Mark Skilton, a professor at Warwick Business School in London, sees a “digital disruption downside” to the debate and points out that laws have not kept pace with changes in technology/

“I agree with these principles,” he said of Apple CEO Tim Cook’s argument against creating a backdoor into the iPhone to gain its secret data, “but I’m not hearing the voice about how to deal with strong encryption technology and citizen and national defense which has some challenges.

“It’s a wicked problem that needs some comparators that don’t exist today. I agree backdoor methods will be disastrous based on hacker history, but it will drive more advanced location behaviour and data traffic surveillance monitoring if strong encryption is used. This is a digital disruption downside.”

Skilton also pointed out how far behind case law is on technology.

“The California court using a law from the 18th Century says much about inadequacy of current legislation for the virtual economy. The 1789 All Writs Act ignores context and just forces compliance,” he said.
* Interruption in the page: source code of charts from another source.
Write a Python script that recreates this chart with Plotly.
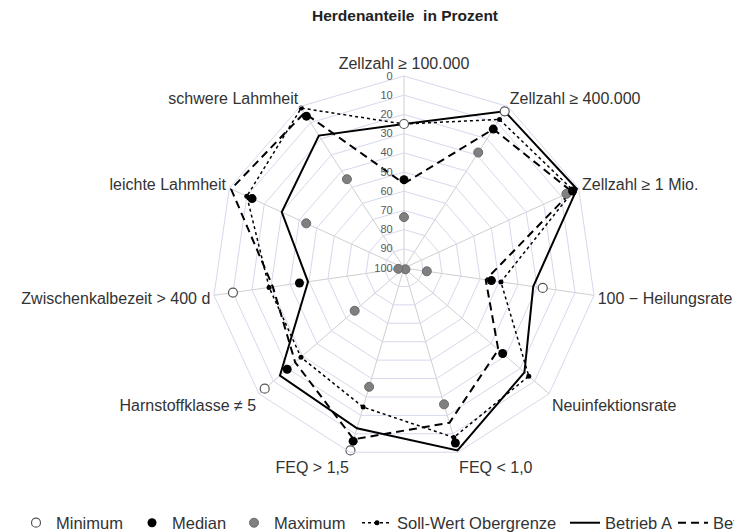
import plotly.graph_objects as go

categories = ["Zellzahl ≥ 100.000", "Zellzahl ≥ 400.000", "Zellzahl ≥ 1 Mio.",
              "100 − Heilungsrate", "Neuinfektionsrate", "FEQ < 1,0", "FEQ > 1,5",
              "Harnstoffklasse ≠ 5", "Zwischenkalbezeit > 400 d", "leichte Lahmheit",
              "schwere Lahmheit"]

minimum = [25, 3, 0, 27, 0, 0, 1, 4, 10, 0, 0]
median = [54, 14, 3.5, 54, 32, 5, 6, 19.5, 45, 13, 6]
maximum = [73.5, 28.5, 7, 88, 99, 26, 35.5, 66, 97, 44, 45]
soll_wert = [25, 8, 3, 49, 14, 8, 24.5, 29, 29, 10, 1]
betrieb_a = [25, 3, 1, 32, 17, 1, 13, 14.5, 49.5, 30, 18]
betrieb_b = [56, 14, 4, 57, 35, 16, 7, 25, 31, 1, 4]

radial_ticks = [0, 10, 20, 30, 40, 50, 60, 70, 80, 90, 100]

FONT = "Arial, Liberation Sans, sans-serif"
W, H = 742, 532
OFF = 8  # default page body margin


def closed(vals):
    return list(vals) + [vals[0]]


cats_closed = closed(categories)

fig = go.Figure()

# Lines first (markers drawn on top)
fig.add_trace(go.Scatterpolar(
    r=closed(soll_wert), theta=cats_closed, name="Soll-Wert Obergrenze",
    mode="lines+markers", line=dict(color="black", width=1.5, dash="dot"),
    marker=dict(color="black", size=5), legend="legend4"))
fig.add_trace(go.Scatterpolar(
    r=closed(betrieb_a), theta=cats_closed, name="Betrieb A",
    mode="lines", line=dict(color="black", width=2), legend="legend5"))
fig.add_trace(go.Scatterpolar(
    r=closed(betrieb_b), theta=cats_closed, name="Betrieb B",
    mode="lines", line=dict(color="black", width=2, dash="8px,5px"),
    legend="legend6"))

fig.add_trace(go.Scatterpolar(
    r=maximum, theta=categories, name="Maximum", mode="markers",
    marker=dict(color="#808080", size=9, line=dict(color="#6a6a6a", width=1)),
    legend="legend3"))
fig.add_trace(go.Scatterpolar(
    r=median, theta=categories, name="Median", mode="markers",
    marker=dict(color="black", size=9), legend="legend2"))
fig.add_trace(go.Scatterpolar(
    r=minimum, theta=categories, name="Minimum", mode="markers",
    marker=dict(color="white", size=9, line=dict(color="#555555", width=1.2)),
    legend="legend"))

legend_font = dict(size=16.5, color="#333333", family=FONT)

cx, cy, R = 404 - OFF, 268 - OFF, 192

# text start x (page pixels) of each legend entry
legend_text_x = [55, 171, 273, 396, 604, 712]


def legend_cfg(text_x):
    return dict(orientation="h", x=(text_x - 47) / W, xanchor="left",
                y=(H - (523 - OFF)) / H, yanchor="middle",
                font=legend_font, bgcolor="rgba(0,0,0,0)", itemwidth=30)


fig.update_layout(
    width=W, height=H,
    margin=dict(l=0, r=0, t=0, b=0, autoexpand=False),
    paper_bgcolor="white",
    font=dict(family=FONT, color="#333333"),
    title=dict(text="<b>Herdenanteile&nbsp; in Prozent</b>", x=(cx + 1) / W, xanchor="center",
               y=1 - (16 - OFF) / H, yanchor="middle",
               font=dict(size=15.5, color="#222222", family=FONT)),
    polar=dict(
        domain=dict(x=[(cx - R) / W, (cx + R) / W],
                    y=[(H - cy - R) / H, (H - cy + R) / H]),
        bgcolor="white",
        gridshape="linear",
        radialaxis=dict(
            range=[100, 0], tickvals=radial_ticks, ticktext=[str(t) for t in radial_ticks],
            angle=90, tickangle=90, side="counterclockwise",
            showline=False, ticks="outside", ticklen=7, tickcolor="rgba(0,0,0,0)",
            gridcolor="#d5d9ec", gridwidth=1,
            tickfont=dict(size=11, color="#595959", family=FONT)),
        angularaxis=dict(
            direction="clockwise", rotation=90,
            gridcolor="#cfcfcf", gridwidth=1,
            linecolor="#d5d9ec", showline=True, ticks="",
            tickfont=dict(size=16, color="#333333", family=FONT)),
    ),
    showlegend=True,
    legend=legend_cfg(legend_text_x[0]),
    legend2=legend_cfg(legend_text_x[1]),
    legend3=legend_cfg(legend_text_x[2]),
    legend4=legend_cfg(legend_text_x[3]),
    legend5=legend_cfg(legend_text_x[4]),
    legend6=legend_cfg(legend_text_x[5]),
)

fig.write_html("out.html")
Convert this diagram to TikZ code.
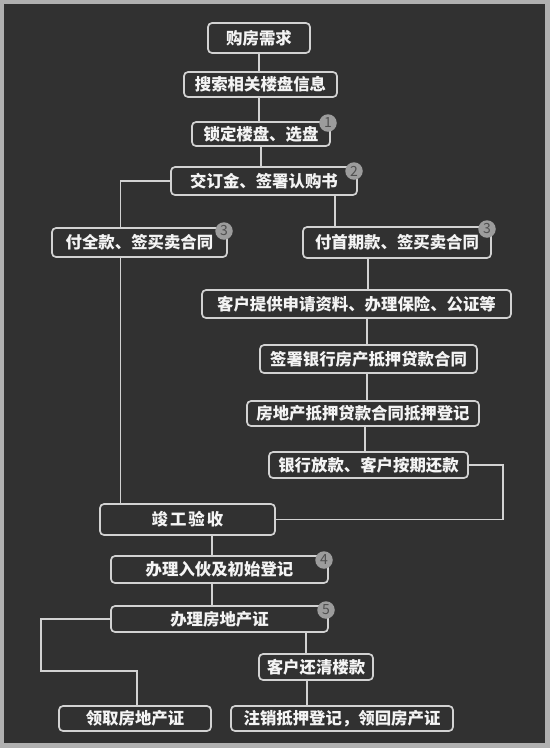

“(a) The Supreme Court and all courts established by Act of Congress may issue all writs necessary or appropriate in aid of their respective jurisdictions and agreeable to the usages and principles of law.

“(b) An alternative writ or rule nisi may be issued by a justice or judge of a court which has jurisdiction.

“A Decree nisi seems to just be based on the one condition of ‘find a judge from somewhere’ to authorize access. Not a great piece of legislature.”

He does see one area of precedent.

“Probably the area of precedent in similarity is in the European Court of Human Rights with war crimes where anonymity of victims must be weighed for protection versus being able to expose perpetrators,” Skilton noted.

However, the Apple “issue is different with obfuscated identity caused by a new digital capability that is not just social or cultural silence aka the complicity of silence.

“I’m much more worried about the sound of silence.”